Mais la grande majorité n’hésite pas à faire de la publicité en ligne pour des produits dérivés. C’est le cas de Adam Johnson, qui a lancé son petit business de produits dérivés. Sur sa boutique en ligne, il vend des magnets à 5 dollars, des tasses à 20 dollars ou encore des glacières à 30 dollars à son effigie. Des mini figurines en forme de pupitre sont elles proposées à 200 dollars. Christopher Quaglin, un autre attaquant, propose des t-shirts "Otages du J6" pour 50 dollars.

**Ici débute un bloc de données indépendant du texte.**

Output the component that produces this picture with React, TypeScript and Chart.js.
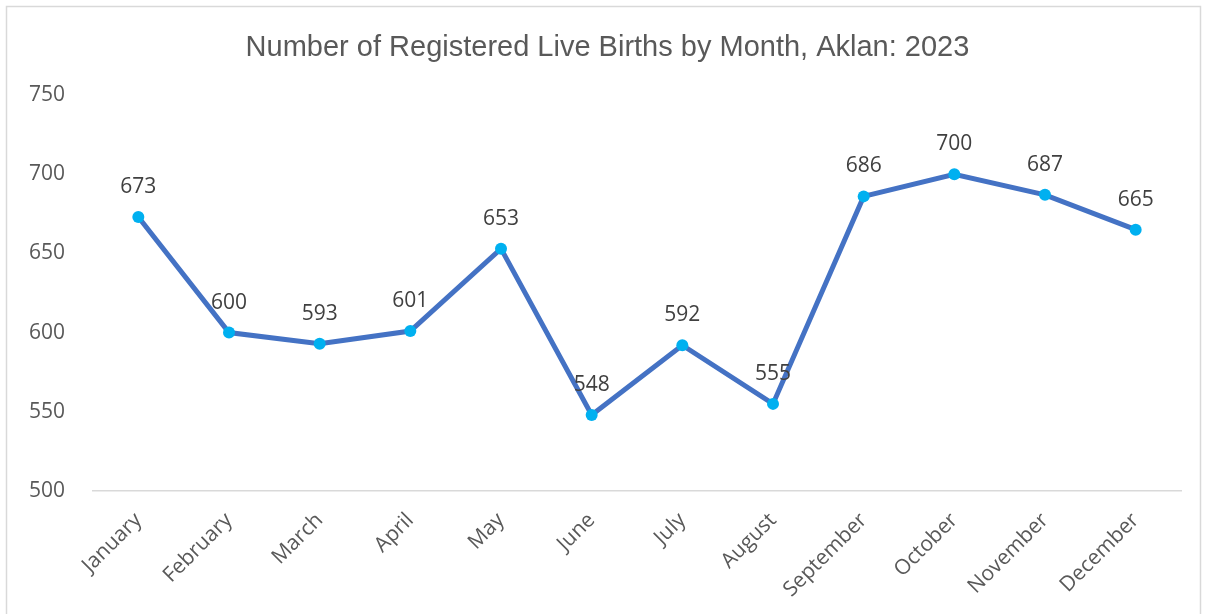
import React, { useEffect, useRef } from "react";
import { Chart, registerables } from "chart.js";

Chart.register(...registerables);

const TITLE = "Number of Registered Live Births by Month, Aklan: 2023";
const MONTHS = [
  "January", "February", "March", "April", "May", "June",
  "July", "August", "September", "October", "November", "December",
];
const BIRTHS = [673, 600, 593, 601, 653, 548, 592, 555, 686, 700, 687, 665];
const Y_MIN = 500;
const Y_MAX = 750;
const Y_STEP = 50;

const W = 1207;
const H = 614;

const framePlugin = {
  id: "frame",
  beforeDraw(chart: any) {
    const ctx = chart.ctx;
    ctx.save();
    ctx.fillStyle = "#ffffff";
    ctx.fillRect(0, 0, chart.width, chart.height);
    ctx.strokeStyle = "#d9d9d9";
    ctx.lineWidth = 1.5;
    ctx.strokeRect(6.5, 6.5, 1194, 640);
    ctx.fillStyle = "#595959";
    ctx.font = "29px 'Liberation Sans', Arial, sans-serif";
    ctx.textAlign = "center";
    ctx.textBaseline = "alphabetic";
    ctx.fillText(TITLE, 607.5, 56);
    ctx.restore();
  },
};

const labelPlugin = {
  id: "pointLabels",
  afterDatasetsDraw(chart: any) {
    const ctx = chart.ctx;
    const meta = chart.getDatasetMeta(0);
    const data = chart.data.datasets[0].data;
    ctx.save();
    ctx.fillStyle = "#404040";
    ctx.font = "21px 'Open Sans', sans-serif";
    ctx.textAlign = "center";
    ctx.textBaseline = "middle";
    meta.data.forEach((pt: any, i: number) => {
      ctx.fillText(String(data[i]), pt.x, pt.y - 30);
    });
    ctx.restore();
  },
};

export default function App() {
  const ref = useRef<HTMLCanvasElement | null>(null);

  useEffect(() => {
    document.body.style.margin = "0";
    const canvas = ref.current;
    if (!canvas) return;
    const chart = new Chart(canvas, {
      type: "line",
      data: {
        labels: MONTHS,
        datasets: [
          {
            data: BIRTHS,
            borderColor: "#4472C4",
            borderWidth: 5,
            pointBackgroundColor: "#00B0F0",
            pointBorderColor: "#00B0F0",
            pointRadius: 6,
            pointBorderWidth: 0,
            tension: 0,
          },
        ],
      },
      options: {
        animation: false,
        responsive: false,
        maintainAspectRatio: false,
        layout: { padding: { top: 95, right: 26, bottom: 0, left: 0 } },
        plugins: {
          legend: { display: false },
          title: { display: false },
          tooltip: { enabled: false },
        },
        scales: {
          x: {
            offset: true,
            grid: { display: false, drawTicks: false },
            border: { display: true, color: "#d9d9d9", width: 1.5 },
            ticks: {
              color: "#595959",
              font: { family: "'Open Sans', sans-serif", size: 21 },
              maxRotation: 45,
              minRotation: 45,
              padding: 17,
              autoSkip: false,
            },
            afterFit(s: any) {
              s.height = H - 491;
            },
          },
          y: {
            min: Y_MIN,
            max: Y_MAX,
            grid: { display: false, drawTicks: false },
            border: { display: false },
            ticks: {
              stepSize: Y_STEP,
              color: "#595959",
              font: { family: "'Open Sans', sans-serif", size: 21 },
              padding: 28,
            },
            afterFit(s: any) {
              s.width = 93;
            },
          },
        },
      },
      plugins: [framePlugin, labelPlugin],
    });
    return () => chart.destroy();
  }, []);

  return (
    <div style={{ width: W, height: H }}>
      <canvas ref={ref} width={W} height={H} style={{ display: "block", width: W, height: H }} />
    </div>
  );
}
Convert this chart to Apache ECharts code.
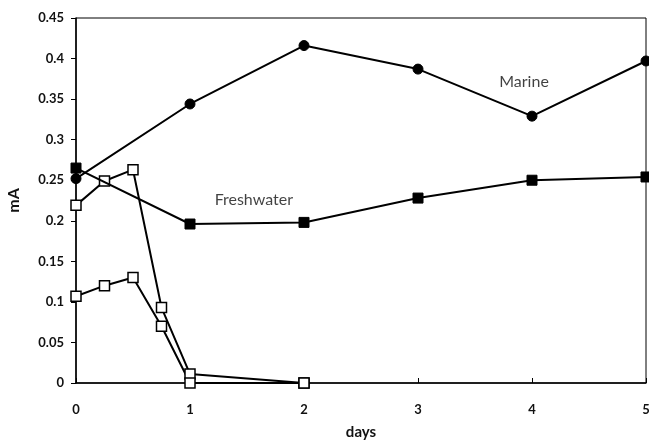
<!DOCTYPE html>
<html><head><meta charset="utf-8">
<script src="https://cdn.jsdelivr.net/npm/echarts@6/dist/echarts.min.js"></script>
<style>html,body{margin:0;padding:0;background:#fff}#c{width:649px;height:445px}</style>
</head><body><div id="c"></div>
<script>
const marineDays = [0, 1, 2, 3, 4, 5];
const marineVals = [0.252, 0.344, 0.416, 0.387, 0.329, 0.397];
const freshDays = [0, 1, 2, 3, 4, 5];
const freshVals = [0.265, 0.196, 0.198, 0.228, 0.250, 0.254];
const openADays = [0, 0.25, 0.5, 0.75, 1, 2];
const openAVals = [0.219, 0.249, 0.263, 0.093, 0.011, 0];
const openBDays = [0, 0.25, 0.5, 0.75, 1, 2];
const openBVals = [0.107, 0.120, 0.130, 0.070, 0, 0];
const annotations = [
  { name: 'Marine', x: 3.93, y: 0.371 },
  { name: 'Freshwater', x: 1.56, y: 0.226 }
];
const yTicks = { min: 0, max: 0.45, step: 0.05 };
const xTicks = { min: 0, max: 5, step: 1 };

const zip = (xs, ys) => xs.map((x, i) => [x, ys[i]]);
const font = 'Lato, "Open Sans", sans-serif';
const lineStyle = { color: '#000', width: 2 };

const chart = echarts.init(document.getElementById('c'));
chart.setOption({
  animation: false,
  grid: { left: 76, right: 3, top: 18, bottom: 62, show: true, borderColor: '#000', borderWidth: 1,
          containLabel: false, outerBoundsMode: 'none' },
  xAxis: {
    type: 'value', min: xTicks.min, max: xTicks.max, interval: xTicks.step,
    name: 'days', nameLocation: 'middle', nameGap: 42,
    nameTextStyle: { fontFamily: font, fontWeight: 'bold', fontSize: 15, color: '#111' },
    axisLine: { lineStyle: { color: '#000', width: 1.5 } },
    axisTick: { inside: true, length: 5, lineStyle: { color: '#000' } },
    axisLabel: { fontFamily: font, fontWeight: 'bold', fontSize: 13, color: '#111', margin: 20 },
    splitLine: { show: false }
  },
  yAxis: {
    type: 'value', min: yTicks.min, max: yTicks.max, interval: yTicks.step,
    name: 'mA', nameLocation: 'middle', nameGap: 54, nameRotate: 90,
    nameTextStyle: { fontFamily: font, fontWeight: 'bold', fontSize: 16, color: '#111' },
    axisLine: { lineStyle: { color: '#000', width: 1.5 } },
    axisTick: { inside: false, length: 5, lineStyle: { color: '#000' } },
    axisLabel: { fontFamily: font, fontWeight: 'bold', fontSize: 13, color: '#111', margin: 12 },
    splitLine: { show: false }
  },
  series: [
    { type: 'line', data: zip(openADays, openAVals), symbol: 'rect', symbolSize: 10,
      itemStyle: { color: '#fff', borderColor: '#000', borderWidth: 1.5 }, lineStyle, z: 2 },
    { type: 'line', data: zip(openBDays, openBVals), symbol: 'rect', symbolSize: 10,
      itemStyle: { color: '#fff', borderColor: '#000', borderWidth: 1.5 }, lineStyle, z: 2 },
    { type: 'line', data: zip(freshDays, freshVals), symbol: 'rect', symbolSize: 10,
      itemStyle: { color: '#000', borderColor: '#000' }, lineStyle, z: 3 },
    { type: 'line', data: zip(marineDays, marineVals), symbol: 'circle', symbolSize: 10,
      itemStyle: { color: '#000', borderColor: '#000' }, lineStyle, z: 3 },
    { type: 'scatter', data: annotations.map(a => ({ name: a.name, value: [a.x, a.y] })),
      symbolSize: 0, silent: true,
      label: { show: true, position: 'inside', formatter: p => p.name,
        fontFamily: font, fontSize: 16, color: '#111' } }
  ]
});
</script></body></html>
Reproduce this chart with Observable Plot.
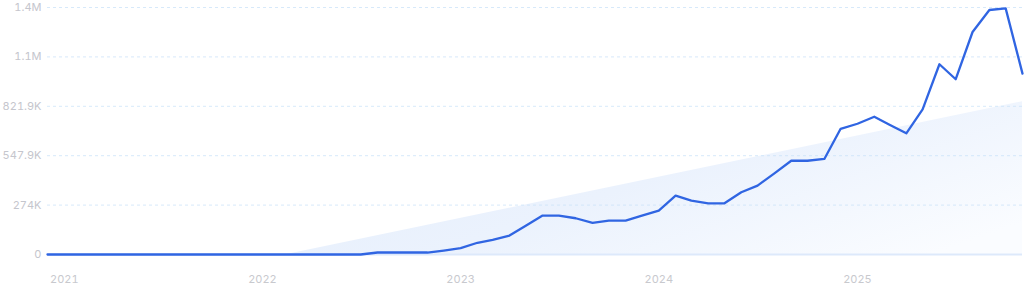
<!DOCTYPE html>
<html>
<head>
<meta charset="utf-8">
<script src="https://cdn.jsdelivr.net/npm/d3@7"></script>
<script src="https://cdn.jsdelivr.net/npm/@observablehq/plot@0.6"></script>
<style>
  html, body { margin: 0; padding: 0; background: #ffffff; }
  #chart { width: 1024px; height: 293px; }
</style>
</head>
<body>
<div id="chart"></div>
<script>
// ---- Data ----
const startMonth = "2020-12-01";
const monthlyValues = [
  0, 0, 0, 0, 0, 0, 0, 0, 0, 0,
  0, 0, 0, 0, 0, 0, 0, 0, 0, 0,
  11000, 11000, 11000, 11000, 22000, 35000, 65000, 81000, 105000, 160000,
  216000, 216000, 201000, 175000, 188000, 188000, 216000, 243000, 326000, 299000,
  284000, 284000, 345000, 382000, 450000, 520000, 520000, 530000, 697000, 725000,
  764000, 720000, 672000, 805000, 1055000, 972000, 1234000, 1356000, 1365000, 1003000
];
const trendDates = ["2022-02-15", "2025-11-01"];
const trendValues = [0, 847000];
const yTickValues = [0, 273967, 547934, 821901, 1095868, 1369835];
const yTickLabels = ["0", "274K", "547.9K", "821.9K", "1.1M", "1.4M"];

// ---- Build tables ----
const months = d3.utcMonth.range(new Date(startMonth), d3.utcMonth.offset(new Date(startMonth), monthlyValues.length));
const series = months.map((d, i) => ({date: d, value: monthlyValues[i]}));
const trend = trendDates.map((d, i) => ({date: new Date(d), value: trendValues[i]}));

const plot = Plot.plot({
  width: 1024,
  height: 293,
  marginLeft: 47,
  marginRight: 2,
  marginTop: 7,
  marginBottom: 39,
  style: {fontFamily: "Inter, 'Noto Sans', sans-serif", background: "#ffffff", color: "#c5c6cd"},
  x: {type: "utc", domain: [months[0], months[months.length - 1]]},
  y: {domain: [0, yTickValues[yTickValues.length - 1]]},
  marks: [
    Plot.areaY(trend, {x: "date", y: "value", fill: "url(#trendFill)"}),
    Plot.gridY(yTickValues.slice(1), {stroke: "#c9e2f8", strokeOpacity: 0.75, strokeDasharray: "3,3"}),
    Plot.ruleY([0], {stroke: "#dde9fb", strokeWidth: 2}),
    Plot.axisY(yTickValues, {
      tickSize: 0, tickPadding: 6, fontSize: 11, fill: "#c5c6cd",
      tickFormat: (d) => yTickLabels[yTickValues.indexOf(d)], label: null
    }),
    Plot.axisX({
      ticks: d3.utcYear.every(1), tickFormat: d3.utcFormat("%Y"),
      tickSize: 0, tickPadding: 21, fontSize: 11, fill: "#c8c9ce", label: null
    }),
    Plot.lineY(series, {x: "date", y: "value", stroke: "#3065e2", strokeWidth: 2.3, strokeLinejoin: "round"})
  ]
});

const defs = d3.select(plot).insert("defs", ":first-child");
const grad = defs.append("linearGradient")
  .attr("id", "trendFill")
  .attr("x1", "0").attr("y1", "0.2").attr("x2", "1").attr("y2", "0.8");
grad.append("stop").attr("offset", "0%").attr("stop-color", "#e4eefc");
grad.append("stop").attr("offset", "50%").attr("stop-color", "#ebf2fd");
grad.append("stop").attr("offset", "100%").attr("stop-color", "#fafcff");

document.getElementById("chart").appendChild(plot);
</script>
</body>
</html>
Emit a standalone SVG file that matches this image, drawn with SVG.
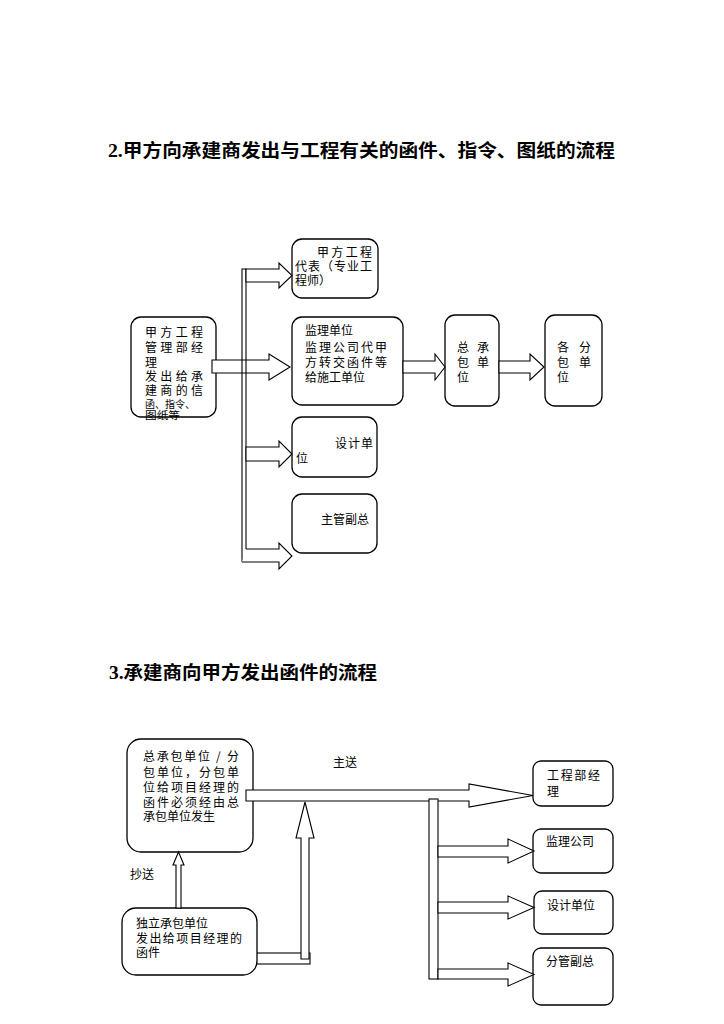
<svg xmlns="http://www.w3.org/2000/svg" width="724" height="1024" viewBox="0 0 724 1024">
<style>
.box{fill:#fff;stroke:#000;stroke-width:1.3}
.arr{fill:#fff;stroke:#000;stroke-width:1.1;stroke-linejoin:miter}
.ln{fill:none;stroke:#000;stroke-width:1.1}
.t{font-family:"Noto Sans CJK SC","Liberation Sans",sans-serif;font-size:12px;fill:#000}
.s{font-size:10.5px}
.title{font-family:"Liberation Serif","Noto Sans CJK SC",serif;font-size:18px;font-weight:bold;fill:#000}
</style>
<rect width="724" height="1024" fill="#fff"/>
<g id="titles">
<text class="title" x="108" y="157" textLength="507" lengthAdjust="spacingAndGlyphs">2.甲方向承建商发出与工程有关的函件、指令、图纸的流程</text>
<text class="title" x="109" y="679" textLength="268" lengthAdjust="spacingAndGlyphs">3.承建商向甲方发出函件的流程</text>
</g>

<g id="n2-daibiao">
<rect class="box" x="292" y="239" width="86" height="59" rx="10"/>
<text class="t" x="317" y="256.5" textLength="55" lengthAdjust="spacing">甲方工程</text>
<text class="t" x="295" y="270.5" textLength="77" lengthAdjust="spacing">代表（专业工</text>
<text class="t" x="295" y="284.5">程师）</text>
</g>
<g id="n2-jingli">
<rect class="box" x="131" y="317" width="85" height="100" rx="10"/>
<text class="t" x="145" y="336.5" textLength="58" lengthAdjust="spacing">甲方工程</text>
<text class="t" x="145" y="351.5" textLength="58" lengthAdjust="spacing">管理部经</text>
<text class="t" x="145" y="366.5">理</text>
<text class="t" x="145" y="381" textLength="58" lengthAdjust="spacing">发出给承</text>
<text class="t" x="145" y="395" textLength="58" lengthAdjust="spacing">建商的信</text>
<text class="t s" x="145" y="407.5" textLength="50" lengthAdjust="spacingAndGlyphs">函、指令、</text>
<text class="t s" x="145" y="419" textLength="35" lengthAdjust="spacingAndGlyphs">图纸等</text>
</g>
<g id="n2-jianli">
<rect class="box" x="292" y="317" width="111" height="88" rx="10"/>
<text class="t" x="305" y="334.5">监理单位</text>
<text class="t" x="305" y="351.5" textLength="82" lengthAdjust="spacing">监理公司代甲</text>
<text class="t" x="305" y="366.5" textLength="82" lengthAdjust="spacing">方转交函件等</text>
<text class="t" x="305" y="381.5">给施工单位</text>
</g>
<g id="n2-zongbao">
<rect class="box" x="445" y="315" width="54" height="91" rx="10"/>
<text class="t" x="457" y="351.5" textLength="32" lengthAdjust="spacing">总承</text>
<text class="t" x="457" y="366.5" textLength="32" lengthAdjust="spacing">包单</text>
<text class="t" x="457" y="381.5">位</text>
</g>
<g id="n2-fenbao">
<rect class="box" x="545" y="315" width="57" height="91" rx="10"/>
<text class="t" x="557" y="351.5" textLength="34" lengthAdjust="spacing">各分</text>
<text class="t" x="557" y="366.5" textLength="34" lengthAdjust="spacing">包单</text>
<text class="t" x="557" y="381.5">位</text>
</g>
<g id="n2-sheji">
<rect class="box" x="292" y="417" width="85" height="60" rx="10"/>
<text class="t" x="335" y="447.5" textLength="38" lengthAdjust="spacing">设计单</text>
<text class="t" x="296" y="462.5">位</text>
</g>
<g id="n2-fuzong">
<rect class="box" x="292" y="494" width="85" height="59" rx="10"/>
<text class="t" x="321" y="523.5">主管副总</text>
</g>

<g id="n3-zongbao">
<rect class="box" x="127" y="739" width="126" height="113" rx="14"/>
<text class="t" x="143" y="760.5" textLength="96" lengthAdjust="spacing">总承包单位 / 分</text>
<text class="t" x="143" y="776.5" textLength="96" lengthAdjust="spacing">包单位，分包单</text>
<text class="t" x="143" y="792" textLength="96" lengthAdjust="spacing">位给项目经理的</text>
<text class="t" x="143" y="806.5" textLength="96" lengthAdjust="spacing">函件必须经由总</text>
<text class="t" x="143" y="820.5">承包单位发生</text>
</g>
<g id="n3-duli">
<rect class="ln" x="250" y="953" width="60" height="11" style="fill:#fff"/>
<rect class="box" x="122" y="908" width="135" height="67" rx="14"/>
<text class="t" x="136" y="927.5">独立承包单位</text>
<text class="t" x="136" y="942.5" textLength="106" lengthAdjust="spacing">发出给项目经理的</text>
<text class="t" x="136" y="957">函件</text>
</g>
<g id="n3-gcb">
<rect class="box" x="533" y="761" width="80" height="45" rx="8"/>
<text class="t" x="547" y="780" textLength="53" lengthAdjust="spacing">工程部经</text>
<text class="t" x="547" y="796">理</text>
</g>
<g id="n3-jianli">
<rect class="box" x="533" y="829" width="80" height="44" rx="8"/>
<text class="t" x="546" y="846">监理公司</text>
</g>
<g id="n3-sheji">
<rect class="box" x="534" y="891" width="79" height="43" rx="8"/>
<text class="t" x="547" y="910">设计单位</text>
</g>
<g id="n3-fuzong">
<rect class="box" x="533" y="948" width="80" height="57" rx="8"/>
<text class="t" x="546" y="966">分管副总</text>
</g>

<g id="connectors">
<polygon class="arr" points="212,360 269,360 269,354 290,367 269,380 269,373 212,373"/>
<path class="ln" d="M242,562 V269 H246 V549"/>
<polygon class="arr" points="246,269 279,269 279,263 292,275.5 279,288 279,282 246,282"/>
<polygon class="arr" points="246,447 279,447 279,441 292,454 279,467 279,461 246,461"/>
<path class="arr" d="M246,549 H279 V543 L292,556 L279,569 V562 H242"/>
<polygon class="arr" points="403,361 435,361 435,354 445,367 435,380 435,373 403,373"/>
<polygon class="arr" points="499,361 530,361 530,354 544,367 530,380 530,373 499,373"/>

<polygon class="arr" points="246,790 469,790 469,784 533,795.5 469,807 469,801 246,801"/>
<rect class="arr" x="429" y="799" width="9" height="180"/>
<polygon class="arr" points="438,846 508,846 508,839 534,851 508,863 508,857 438,857"/>
<polygon class="arr" points="438,902 508,902 508,896 534,907.5 508,919 508,913 438,913"/>
<polygon class="arr" points="438,969 508,969 508,963 534,974.5 508,986 508,979 438,979"/>
<polygon class="arr" points="301,959 301,838 296,838 305,802 314,838 309,838 309,959"/>
<polygon class="arr" points="176,908 176,865 173,865 178.5,852 184,865 181,865 181,908"/>
<text class="t" x="333" y="767">主送</text>
<text class="t" x="130" y="879">抄送</text>
</g>
</svg>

Des produits dérivés de l'attaque du capitole.
Des produits dérivés de l'attaque du capitole. © capture d'écran

Un business qui rappelle d’ailleurs celui de Donald Trump. Le président des Etats-Unis avait vendu des produits dérivés, comme des t-shirts ou des mugs, inspirés de son célèbre "mugshot".

De son côté, Debra Maimone, suivie par 196.000 abonnés sur X, n’hésite pas à mettre en avant ses produits dérivés. A la manière d’une véritable influenceuse, elle pose alors en maillot de bain, à l'effigie de Donald Trump évidemment, pour présenter un drapeau américain. Un accessoire vendu pour la modique somme 800 dollars.

Debra Maimone devant un de ses produits dérivés, vendu 800 dollars.
Debra Maimone devant un de ses produits dérivés, vendu 800 dollars. © capture d'écran

Fort de sa popularité, Mark Middleton a sollicité la générosité de sa communauté. En février dernier, le gracié a lancé un "fonds de liberté" pour l’aider à financer son voyage en camping-car à travers le pays avec sa femme. Leur objectif? Dénoncer les systèmes juridiques, policiers et pénitentiaires qu’ils considèrent comme "corrompus" et diffuser leur message au plus grand nombre.

A savoir si leur popularité soudaine durera dans le temps. Jard Holt, chercheur à l'Institut pour le dialogue stratégique, un groupe de réflexion sur la lutte contre l'extrémisme, émet quelques réserves. "Je ne pense pas que le fait d'avoir été arrêté et relâché pour avoir participé à l'émeute du Capitole suffise, en ce moment politique, à catapulter quelqu'un vers la célébrité qu'il espère", analyse-t-il.